Everyday I'm Hustlin'
By Steph Manuel of Astrobazooka
Also, you should know that this is how I think of myself.
Welp. Illegally played hooky on my work week blogging resolution yesterday. You guys, I had to watch Girls and Downton in my bed with my cat and a pot of tea. It beehooves me to be culturally relevant! You understand.
Another reason for my tiny truancy: it occurred to me yesterday that I was (and am) profoundly exhausted. Not exhausted in a satisfying post-marathon kind of way; or an understandable, insomnia-ridden zombie-Rose kind of way... or even in the glam way in which pop starlets back out of tour performances so they can quietly go to rehab. I am exhausted because I have not stopped thinking for a millisecond in months -- positive thoughts, big picture stuff, exciting future plans. Friends, I've been oozing eustress and caffeine from every orifice, looking for the next step before I even gain solid footing where I stand. Yesterday, a friend implored me to stop aggressively gesticulating and babbling like a Gilmore Girls cast member. For real. She told me to breathe and we just sat there inhaling, exhaling and blinking at each other for five minutes before I could get a grip on my Mario Andretti mind.
That's where I'm at.
Truth: I have some pretty far out dreams.

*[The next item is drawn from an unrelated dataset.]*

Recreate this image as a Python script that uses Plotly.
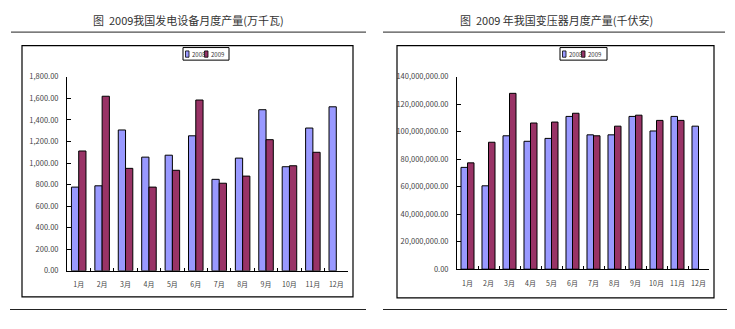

I want to be known -- expressing myself and gaining a supportive following is important to me. But sometimes... sometimes I get so caught up in where I'm going, that I don't pay attention to where I am.
Most days, I wake up ready to hunt for new opportunities, ready to put myself out there. This morning I thought, this one time, why can't I just be a girl eating granola in the dark with her cat? Why can't I just be the asshole on the subway, using your reflective sunglasses to expertly apply eyeliner? Would it be easier to be present if I was anonymous?
Omg, that was such a Carrie Bradshaw question. I'm totally narrating this blog post aloud as I write. But seriously: I want to get sh*t done. I want a full, magical life. But I'm going to try a little harder to occupy the space around me instead of the space inside my head. I'm going to try to learn how to flick my werque switch on an off. And maybe I want to write a book and become a creative director and run my own business, but right now; I'm 26, I had wine and cake for dinner, and I'm posting my feelings on the internet. As it should be. Namaste.
Does anyone else feel like they never stop? Solidarity, G -- lay it on me.